Task brief - Begin with the line holding "Reproduce this diagram with TikZ.", end with the line holding "(v1) at (201,71)", and repeat every line in between exactly, without pictures.

═════ Items

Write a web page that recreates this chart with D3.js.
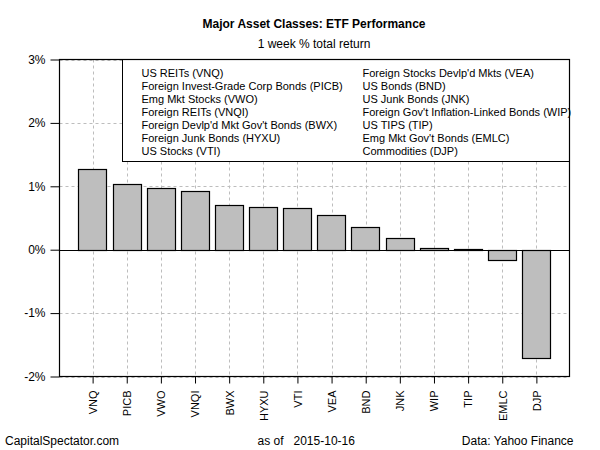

══════════
═════ Items

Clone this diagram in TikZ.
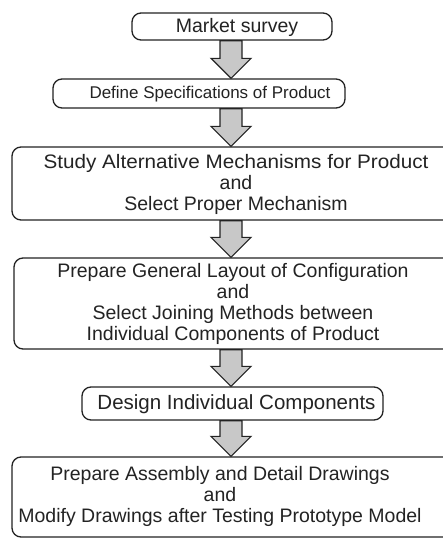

══════════
═════ Items

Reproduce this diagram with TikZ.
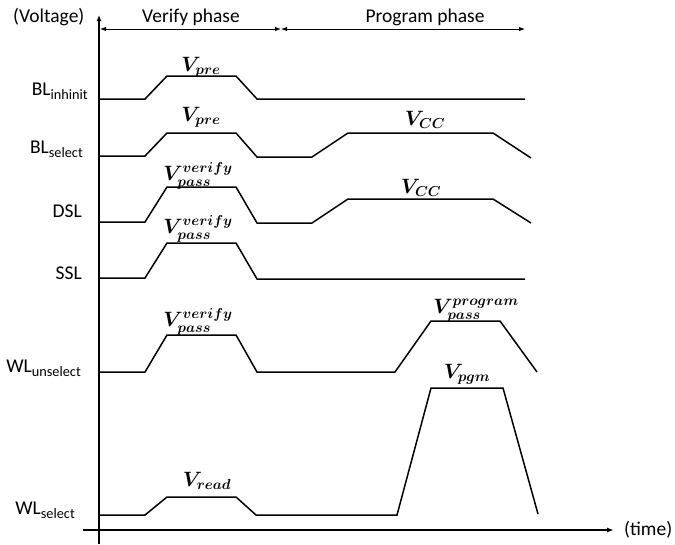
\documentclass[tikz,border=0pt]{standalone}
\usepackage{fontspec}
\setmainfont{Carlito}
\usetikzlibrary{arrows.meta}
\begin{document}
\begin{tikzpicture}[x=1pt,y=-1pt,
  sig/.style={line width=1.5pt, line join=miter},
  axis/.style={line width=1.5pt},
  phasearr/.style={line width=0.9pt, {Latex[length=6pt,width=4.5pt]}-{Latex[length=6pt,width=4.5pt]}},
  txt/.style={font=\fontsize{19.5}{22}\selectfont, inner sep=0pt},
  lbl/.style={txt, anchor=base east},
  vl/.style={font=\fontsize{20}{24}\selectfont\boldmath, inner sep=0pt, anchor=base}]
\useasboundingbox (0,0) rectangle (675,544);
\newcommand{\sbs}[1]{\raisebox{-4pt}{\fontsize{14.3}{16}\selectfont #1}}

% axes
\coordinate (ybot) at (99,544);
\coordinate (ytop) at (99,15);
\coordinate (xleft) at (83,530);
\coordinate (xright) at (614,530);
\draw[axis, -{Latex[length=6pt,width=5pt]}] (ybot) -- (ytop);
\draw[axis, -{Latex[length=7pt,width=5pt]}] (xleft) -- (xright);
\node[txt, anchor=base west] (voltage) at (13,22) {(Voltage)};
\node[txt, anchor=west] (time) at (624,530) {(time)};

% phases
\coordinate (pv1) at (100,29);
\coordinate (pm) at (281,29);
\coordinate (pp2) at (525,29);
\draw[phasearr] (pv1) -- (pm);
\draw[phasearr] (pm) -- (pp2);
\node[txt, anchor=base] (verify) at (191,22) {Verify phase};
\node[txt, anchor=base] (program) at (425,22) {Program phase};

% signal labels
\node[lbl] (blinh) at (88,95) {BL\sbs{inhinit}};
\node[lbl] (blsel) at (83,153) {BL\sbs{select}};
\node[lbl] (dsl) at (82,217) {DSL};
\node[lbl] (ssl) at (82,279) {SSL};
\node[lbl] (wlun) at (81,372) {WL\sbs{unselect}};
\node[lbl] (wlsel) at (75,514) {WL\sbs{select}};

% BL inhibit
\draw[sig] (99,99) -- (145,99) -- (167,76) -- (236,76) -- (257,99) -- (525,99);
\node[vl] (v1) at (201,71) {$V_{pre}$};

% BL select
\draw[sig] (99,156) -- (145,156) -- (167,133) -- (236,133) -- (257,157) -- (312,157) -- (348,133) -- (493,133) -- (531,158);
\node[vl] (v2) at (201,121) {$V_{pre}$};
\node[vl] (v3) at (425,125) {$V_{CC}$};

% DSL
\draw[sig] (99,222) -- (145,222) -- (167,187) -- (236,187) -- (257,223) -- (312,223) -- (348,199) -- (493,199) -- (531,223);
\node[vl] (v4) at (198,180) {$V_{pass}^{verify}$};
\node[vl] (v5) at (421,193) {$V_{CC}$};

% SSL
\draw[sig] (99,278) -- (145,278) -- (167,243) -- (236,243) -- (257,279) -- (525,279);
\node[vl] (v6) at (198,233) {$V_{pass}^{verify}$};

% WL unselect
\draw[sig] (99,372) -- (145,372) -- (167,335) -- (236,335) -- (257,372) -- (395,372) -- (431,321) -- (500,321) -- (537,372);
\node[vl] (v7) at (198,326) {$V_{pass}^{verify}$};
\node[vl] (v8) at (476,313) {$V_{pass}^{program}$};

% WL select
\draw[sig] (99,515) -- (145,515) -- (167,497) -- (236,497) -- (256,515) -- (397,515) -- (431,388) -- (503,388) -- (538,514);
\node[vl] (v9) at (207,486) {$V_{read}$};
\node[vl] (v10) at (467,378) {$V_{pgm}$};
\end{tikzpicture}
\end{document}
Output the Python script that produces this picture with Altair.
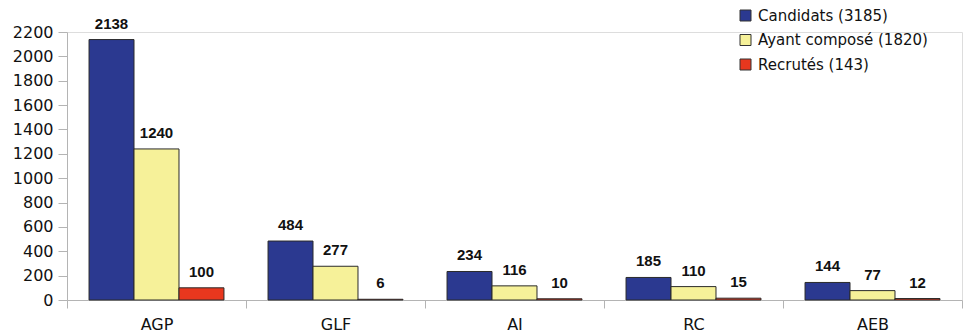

══════════

Answer to this problem -
Reproduce this diagram with TikZ.
\documentclass[tikz,border=0pt]{standalone}
\usepackage{fontspec}
\setmainfont{Carlito}
\usetikzlibrary{arrows.meta}
\begin{document}
\begin{tikzpicture}[x=1pt,y=-1pt,
  sig/.style={line width=1.5pt, line join=miter},
  axis/.style={line width=1.5pt},
  phasearr/.style={line width=0.9pt, {Latex[length=6pt,width=4.5pt]}-{Latex[length=6pt,width=4.5pt]}},
  txt/.style={font=\fontsize{19.5}{22}\selectfont, inner sep=0pt},
  lbl/.style={txt, anchor=base east},
  vl/.style={font=\fontsize{20}{24}\selectfont\boldmath, inner sep=0pt, anchor=base}]
\useasboundingbox (0,0) rectangle (675,544);
\newcommand{\sbs}[1]{\raisebox{-4pt}{\fontsize{14.3}{16}\selectfont #1}}

% axes
\coordinate (ybot) at (99,544);
\coordinate (ytop) at (99,15);
\coordinate (xleft) at (83,530);
\coordinate (xright) at (614,530);
\draw[axis, -{Latex[length=6pt,width=5pt]}] (ybot) -- (ytop);
\draw[axis, -{Latex[length=7pt,width=5pt]}] (xleft) -- (xright);
\node[txt, anchor=base west] (voltage) at (13,22) {(Voltage)};
\node[txt, anchor=west] (time) at (624,530) {(time)};

% phases
\coordinate (pv1) at (100,29);
\coordinate (pm) at (281,29);
\coordinate (pp2) at (525,29);
\draw[phasearr] (pv1) -- (pm);
\draw[phasearr] (pm) -- (pp2);
\node[txt, anchor=base] (verify) at (191,22) {Verify phase};
\node[txt, anchor=base] (program) at (425,22) {Program phase};

% signal labels
\node[lbl] (blinh) at (88,95) {BL\sbs{inhinit}};
\node[lbl] (blsel) at (83,153) {BL\sbs{select}};
\node[lbl] (dsl) at (82,217) {DSL};
\node[lbl] (ssl) at (82,279) {SSL};
\node[lbl] (wlun) at (81,372) {WL\sbs{unselect}};
\node[lbl] (wlsel) at (75,514) {WL\sbs{select}};

% BL inhibit
\draw[sig] (99,99) -- (145,99) -- (167,76) -- (236,76) -- (257,99) -- (525,99);
\node[vl] (v1) at (201,71) {$V_{pre}$};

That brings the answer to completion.